DATASET EXCERPTS:
------------

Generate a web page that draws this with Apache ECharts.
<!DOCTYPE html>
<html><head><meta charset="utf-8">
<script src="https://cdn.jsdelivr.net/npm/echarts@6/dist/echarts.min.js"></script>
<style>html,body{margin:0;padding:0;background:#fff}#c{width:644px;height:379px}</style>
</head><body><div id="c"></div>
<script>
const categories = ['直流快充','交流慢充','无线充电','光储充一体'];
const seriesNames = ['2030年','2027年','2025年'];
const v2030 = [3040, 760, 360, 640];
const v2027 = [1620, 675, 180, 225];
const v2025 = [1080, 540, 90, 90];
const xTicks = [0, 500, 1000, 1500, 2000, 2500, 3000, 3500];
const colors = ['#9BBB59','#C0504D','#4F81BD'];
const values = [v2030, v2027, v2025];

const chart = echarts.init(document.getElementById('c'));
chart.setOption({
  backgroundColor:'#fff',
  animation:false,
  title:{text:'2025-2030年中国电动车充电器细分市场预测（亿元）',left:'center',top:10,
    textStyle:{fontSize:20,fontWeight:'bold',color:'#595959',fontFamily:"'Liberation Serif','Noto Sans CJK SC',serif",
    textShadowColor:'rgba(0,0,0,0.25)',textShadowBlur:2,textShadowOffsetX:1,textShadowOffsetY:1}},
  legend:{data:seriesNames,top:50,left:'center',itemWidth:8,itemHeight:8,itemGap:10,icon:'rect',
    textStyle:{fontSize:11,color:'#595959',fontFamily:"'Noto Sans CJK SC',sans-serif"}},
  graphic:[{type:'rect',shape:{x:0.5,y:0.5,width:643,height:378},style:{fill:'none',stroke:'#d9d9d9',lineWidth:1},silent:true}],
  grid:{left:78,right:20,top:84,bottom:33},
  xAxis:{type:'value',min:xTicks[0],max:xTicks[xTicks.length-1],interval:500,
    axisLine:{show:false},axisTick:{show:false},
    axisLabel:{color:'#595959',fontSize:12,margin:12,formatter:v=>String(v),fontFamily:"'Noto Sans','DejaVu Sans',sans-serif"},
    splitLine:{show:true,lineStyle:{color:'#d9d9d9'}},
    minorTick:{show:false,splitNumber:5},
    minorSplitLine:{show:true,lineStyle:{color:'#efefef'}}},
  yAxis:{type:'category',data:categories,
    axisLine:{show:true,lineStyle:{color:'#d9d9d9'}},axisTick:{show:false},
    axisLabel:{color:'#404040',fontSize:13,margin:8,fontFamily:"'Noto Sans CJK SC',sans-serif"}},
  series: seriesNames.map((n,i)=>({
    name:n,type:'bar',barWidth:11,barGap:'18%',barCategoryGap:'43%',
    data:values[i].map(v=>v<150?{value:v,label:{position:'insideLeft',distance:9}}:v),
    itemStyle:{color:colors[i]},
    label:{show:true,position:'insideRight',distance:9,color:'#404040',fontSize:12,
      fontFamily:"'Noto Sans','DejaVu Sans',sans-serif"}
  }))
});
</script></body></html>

------------

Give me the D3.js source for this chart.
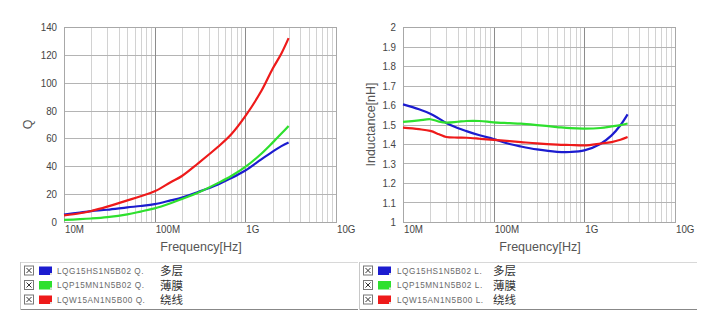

------------

TASK DETAILS: Reproduce the lines exactly, from the line that contains "Generate a web" through the line that contains "const values = [v2030, v2027, v2025];", and nothing more.

ANSWER FOR THIS EXERCISE:
Generate a web page that draws this with Apache ECharts.
<!DOCTYPE html>
<html><head><meta charset="utf-8">
<script src="https://cdn.jsdelivr.net/npm/echarts@6/dist/echarts.min.js"></script>
<style>html,body{margin:0;padding:0;background:#fff}#c{width:644px;height:379px}</style>
</head><body><div id="c"></div>
<script>
const categories = ['直流快充','交流慢充','无线充电','光储充一体'];
const seriesNames = ['2030年','2027年','2025年'];
const v2030 = [3040, 760, 360, 640];
const v2027 = [1620, 675, 180, 225];
const v2025 = [1080, 540, 90, 90];
const xTicks = [0, 500, 1000, 1500, 2000, 2500, 3000, 3500];
const colors = ['#9BBB59','#C0504D','#4F81BD'];
const values = [v2030, v2027, v2025];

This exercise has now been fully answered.